Tippett and FOR were instrumental in the removal of the Embrey Dam in 2004 to benefit migratory fish, and in the creation of a conservation easement that protects more than 4,200 acres of land along the Rappahannock and Rapidan rivers.
Under Tippett’s stewardship, FOR worked with local governments and developers on low-impact development ordinances that were among the first in the state.
FOR’s education programs connect with more than 8,000 students in local schools each year. Among other projects: FOR volunteers take water-quality samples and construct rain barrels. More recently, it began working with homeowners install rain gardens to keep polluted runoff out of the river.
Tippett grew up on Accokeek Creek along the Potomac River in southern Maryland.
“I knew from an early age, I wanted to have a career somehow related to protecting the water,” he said.
A graduate of Allegany College of Maryland, with a master’s in environmental resources management from Duke University, Tippett came to FOR after a few years working as an environmental consultant.
“I saw where things were really happening with nonprofit conservation groups,” he said, and the opportunity to make a difference.
“I had a great desire to find a group that was interested in not just being reactive, but proactive.”

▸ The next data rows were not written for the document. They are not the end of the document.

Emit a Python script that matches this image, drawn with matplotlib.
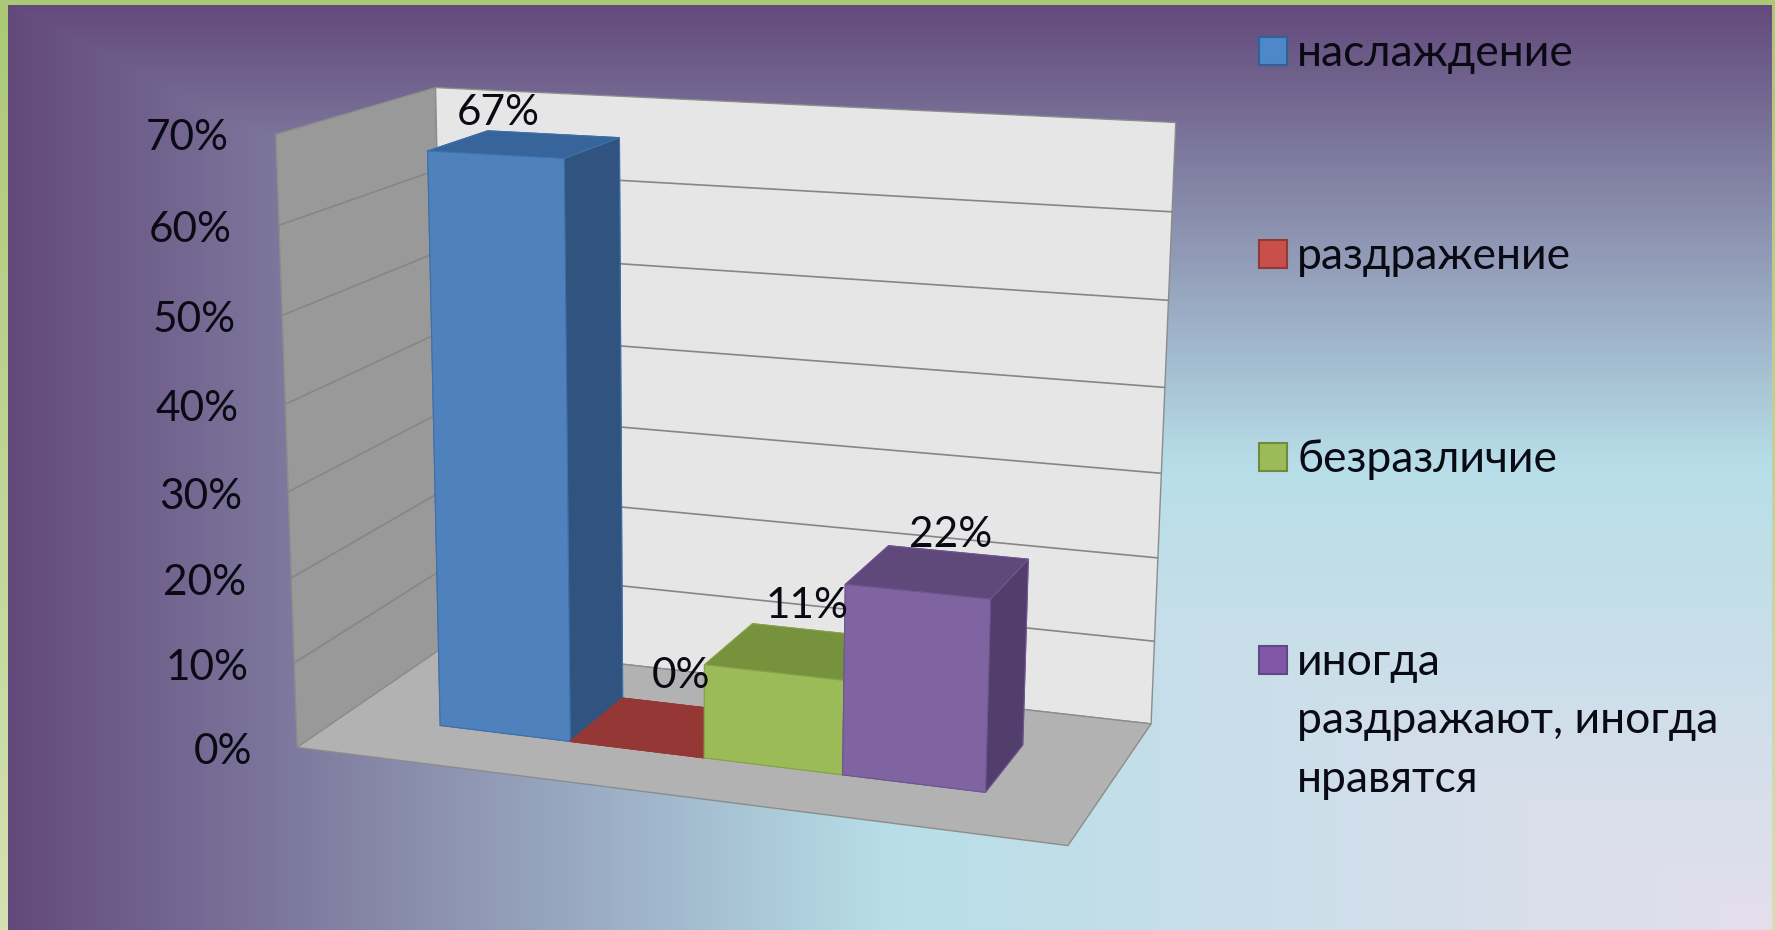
import numpy as np
import matplotlib
matplotlib.use("Agg")
import matplotlib.pyplot as plt
from matplotlib.colors import to_rgb
from matplotlib.patches import Rectangle
from mpl_toolkits.mplot3d import proj3d
from mpl_toolkits.mplot3d.art3d import Poly3DCollection

plt.rcParams['font.family'] = ['Lato', 'Open Sans', 'DejaVu Sans']

W, H = 1775, 930

# chart data
categories = ['наслаждение', 'раздражение', 'безразличие', 'иногда\nраздражают, иногда\nнравятся']
values = [0.67, 0.0, 0.11, 0.22]
value_labels = ['67%', '0%', '11%', '22%']
ticks = [0.0, 0.1, 0.2, 0.3, 0.4, 0.5, 0.6, 0.7]
tick_labels = ['0%', '10%', '20%', '30%', '40%', '50%', '60%', '70%']

# face colours of each bar
front_colors = ['#4F81BD', '#C0504D', '#9BBB59', '#8064A2']
top_colors = ['#37659B', '#953735', '#76923C', '#5F497A']
side_colors = ['#30547F', '#7B2E2C', '#617A30', '#523E6D']
edge_colors = ['#3F70AA', '#953735', '#86A34A', '#6F5690']
legend_colors = ['#4F88C8', '#C9504A', '#9BBB59', '#8257A8']
legend_edges = ['#2F6296', '#8E3A38', '#71893F', '#5C4A80']

# where the corners of the chart box land in the picture (x, depth, value) -> pixel
box_corners = [(0, 0, 0), (1, 0, 0), (1, 1, 0), (0, 1, 0), (0, 0, 0.7), (0, 1, 0.7), (1, 1, 0.7)]
box_pixels = [(303, 743), (1066, 850), (1153, 718), (440, 648), (270, 133), (441, 87), (1174, 123)]

bar_start = 0.137
bar_width = 0.182
bar_front = 0.3
bar_depth = 0.4
label_pixels = [(498, 113), (681, 676), (807, 606), (951, 535)]


def camera_matrix(corners, pixels):
    rows = []
    for (x, y, z), (u, v) in zip(corners, pixels):
        rows.append([x, y, z, 1, 0, 0, 0, 0, -u * x, -u * y, -u * z, -u])
        rows.append([0, 0, 0, 0, x, y, z, 1, -v * x, -v * y, -v * z, -v])
    p = np.linalg.svd(np.array(rows, dtype=float))[2][-1].reshape(3, 4)
    p = p / (p[2] @ [0.5, 0.5, 0.35, 1])
    # third row is only a depth for sorting the faces of a bar
    return np.array([p[0], p[1], [-0.3, 1, -0.57, 2], p[2]])


def background():
    xx, yy = np.meshgrid(np.linspace(0, 1, W), np.linspace(0, 1, H))
    t = np.minimum(xx, yy)
    stops = [to_rgb('#62487A'), to_rgb('#B7DEE8'), to_rgb('#E5DFEC')]
    img = np.dstack([np.interp(t, [0, 0.5, 1], [s[i] for s in stops]) for i in range(3)])
    green_top = np.array(to_rgb('#ABC876'))
    green_bottom = np.array(to_rgb('#D4E1B2'))
    side = green_top + np.linspace(0, 1, H)[:, None] * (green_bottom - green_top)
    img[:, :8] = side[:, None, :]
    img[:, -3:] = side[:, None, :]
    img[:6] = green_top
    return img


fig = plt.figure(figsize=(W / 100, H / 100), dpi=100)

bg = fig.add_axes([0, 0, 1, 1])
bg.imshow(background(), extent=(0, W, H, 0), aspect='auto', interpolation='bilinear')
bg.set_xlim(0, W)
bg.set_ylim(H, 0)
bg.axis('off')

ax = fig.add_axes([0, 0, 1, 1], projection='3d', computed_zorder=False)
ax.patch.set_visible(False)
ax.set_axis_off()
# ortho stops mplot3d masking line points outside -1..1, our matrix gives pixels
ax.set_proj_type('ortho')
M = camera_matrix(box_corners, box_pixels)
ax.get_proj = lambda: M
ax.apply_aspect = lambda position=None: None
ax.viewLim.intervalx = (0, W)
ax.viewLim.intervaly = (H, 0)

top = ticks[-1]
left_wall = [(0, 0, 0), (0, 1, 0), (0, 1, top), (0, 0, top)]
back_wall = [(0, 1, 0), (1, 1, 0), (1, 1, top), (0, 1, top)]
floor = [(0, 0, 0), (1, 0, 0), (1, 1, 0), (0, 1, 0)]
for verts, color in [(left_wall, '#999999'), (back_wall, '#E6E6E6'), (floor, '#B2B2B2')]:
    poly = Poly3DCollection([verts], facecolor=color, edgecolor='#8C8C8C', linewidth=1)
    poly.set_zorder(1)
    ax.add_collection3d(poly)

for t in ticks[1:-1]:
    ax.plot([0, 0, 1], [0, 1, 1], [t, t, t], color='#868686', lw=1.2, zorder=2)

# tick labels go just left of the front edge of the left wall
for t, lab in zip(ticks, tick_labels):
    px, py, _ = proj3d.proj_transform(-0.05, -0.055, t - 0.004, M)
    fig.text(px / W, 1 - py / H, lab, ha='right', va='center', fontsize=30.5, color='#0A0A14', zorder=20)

for i, v in enumerate(values):
    x0 = bar_start + i * bar_width
    side = side_colors[i]
    faces = [side, top_colors[i], front_colors[i], side, side, side]
    bar = ax.bar3d(x0, bar_front, 0, bar_width, bar_depth, v, color=faces, shade=False,
                   edgecolor=edge_colors[i], linewidth=0.8)
    bar.set_zorder(3 + i)

# data labels sit on top of everything
for (px, py), lab in zip(label_pixels, value_labels):
    fig.text(px / W, 1 - py / H, lab, ha='center', va='center', fontsize=30.5, color='#0A0A14', zorder=20)

# legend
legend_x = 1259
legend_y = 51
legend_step = 203
box = 28
for i, lab in enumerate(categories):
    y = legend_y + i * legend_step
    bg.add_patch(Rectangle((legend_x, y - box / 2), box, box, facecolor=legend_colors[i],
                           edgecolor=legend_edges[i], linewidth=1.5))
    fig.text((legend_x + 38) / W, 1 - (y - 18) / H, lab, ha='left', va='top', fontsize=32,
             linespacing=1.53, color='#0A0A14', zorder=20)

fig.savefig('out.png', dpi=100)
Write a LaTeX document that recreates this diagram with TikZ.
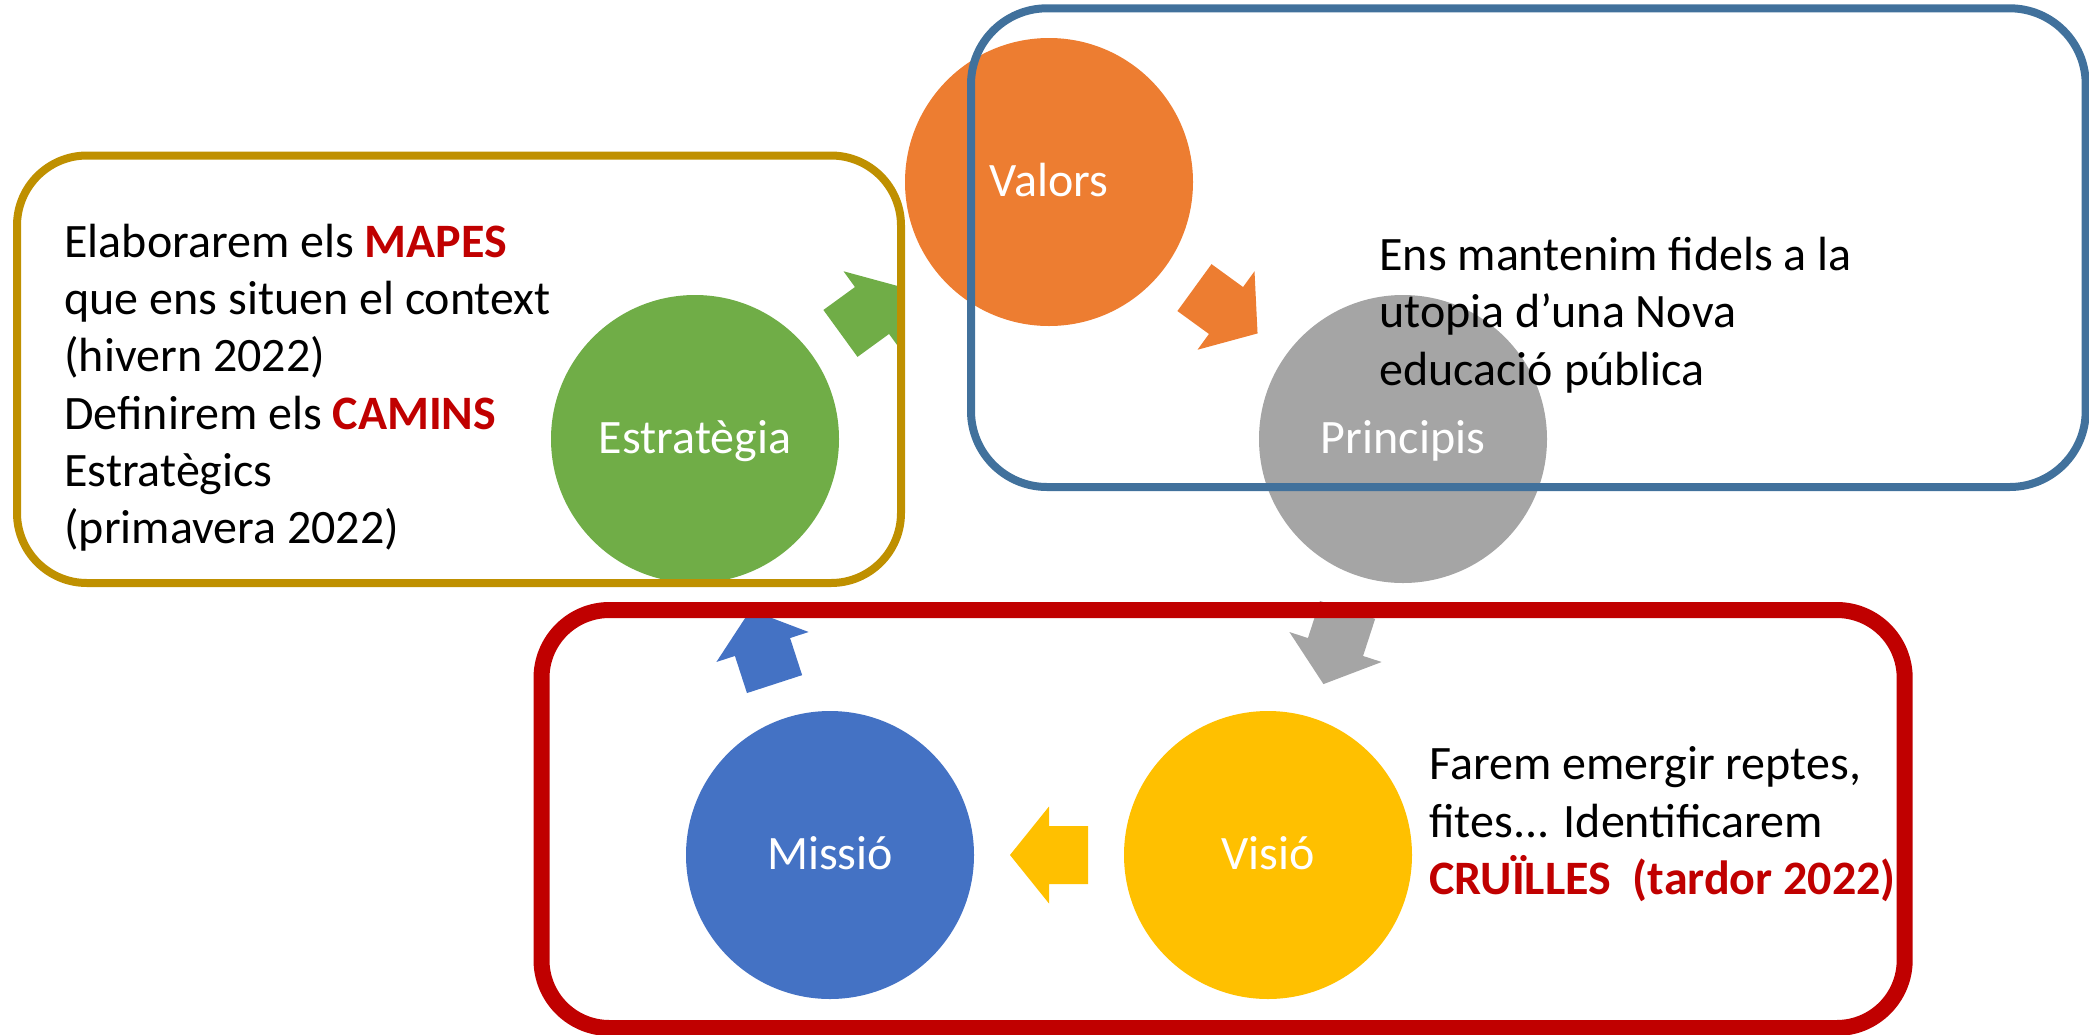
\documentclass[tikz,border=0pt]{standalone}
\usepackage{fontspec}
\setmainfont{Carlito}
\usetikzlibrary{calc}
\definecolor{cOrange}{HTML}{ED7D31}
\definecolor{cGray}{HTML}{A5A5A5}
\definecolor{cYellow}{HTML}{FFC000}
\definecolor{cBlue}{HTML}{4472C4}
\definecolor{cGreen}{HTML}{70AD47}
\definecolor{cGold}{HTML}{BF9000}
\definecolor{cSteel}{HTML}{41719C}
\definecolor{cRed}{HTML}{C00000}
\tikzset{
  circ/.style={circle, minimum size=144pt, inner sep=0pt, text=white,
    font=\fontsize{24pt}{28.65pt}\selectfont, text height=17pt, text depth=3pt},
  body/.style={anchor=north west, inner sep=0pt, align=left,
    font=\fontsize{24pt}{28.65pt}\selectfont}
}
\newcommand\cycarrow[4]{%
  \fill[#4, shift={($(#1)!0.5!(#2)$)}, rotate=#3]
    (-39,-29) -- (0,-29) -- (0,-48.5) -- (39,0) -- (0,48.5) -- (0,29) -- (-39,29) -- cycle;}
\begin{document}
\begin{tikzpicture}[x=0.5pt, y=-0.5pt]
\useasboundingbox (0,0) rectangle (2089,1034);
% circles
\node[circ, fill=cOrange] (valors) at (1049,182) {Valors};
\node[circ, fill=cGray]   (principis) at (1403,439) {Principis};
\node[circ, fill=cYellow] (visio) at (1268,855) {Visió};
\node[circ, fill=cBlue]   (missio) at (830,855) {Missió};
\node[circ, fill=cGreen]  (estrategia) at (695,439) {Estratègia};
% cycle arrows
\cycarrow{valors}{principis}{-36}{cOrange}
\cycarrow{principis}{visio}{-108}{cGray}
\cycarrow{visio}{missio}{180}{cYellow}
\cycarrow{missio}{estrategia}{108}{cBlue}
\cycarrow{estrategia}{valors}{36}{cGreen}
% texts
\node[body] (tleft) at (64,216.6) {\strut Elaborarem els {\color{cRed}\bfseries MAPES}\\
que ens situen el context\\
(hivern 2022)\\
Definirem els {\color{cRed}\bfseries CAMINS}\\
Estratègics\\
(primavera 2022)};
\node[body] (tright) at (1379,229.9) {\strut Ens mantenim fidels a la\\
utopia d’una Nova\\
educació pública};
\node[body] (tbottom) at (1429,739.2) {\strut Farem emergir reptes,\\
fites... Identificarem\\
{\color{cRed}\bfseries CRUÏLLES\ \ (tardor 2022)}};
% frames
\draw[cGold, line width=4pt, rounded corners=35pt] (17,155.5) rectangle (901,583);
\draw[cSteel, line width=4pt, rounded corners=38pt] (971,8.3) rectangle (2085.7,487);
\draw[cRed, line width=8pt, rounded corners=34pt] (541.5,610) rectangle (1904.7,1028);
\end{tikzpicture}
\end{document}
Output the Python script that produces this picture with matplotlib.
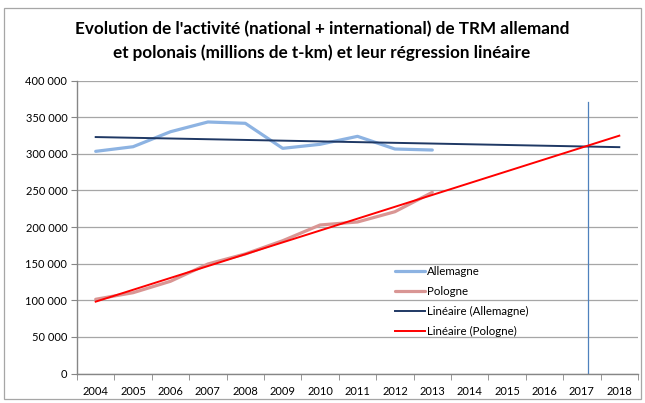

Rusty Dennen: 540/374-5431
The nonprofit Friends of the Rappahannock was created 29 years ago in Fredericksburg “to maintain the water quality, living resources, and scenic beauty of the Rappahannock River and its tributaries,” according to its mission statement.
With an annual budget of about $600,000, FOR, its members and volunteers support education, advocacy and conservation in the region.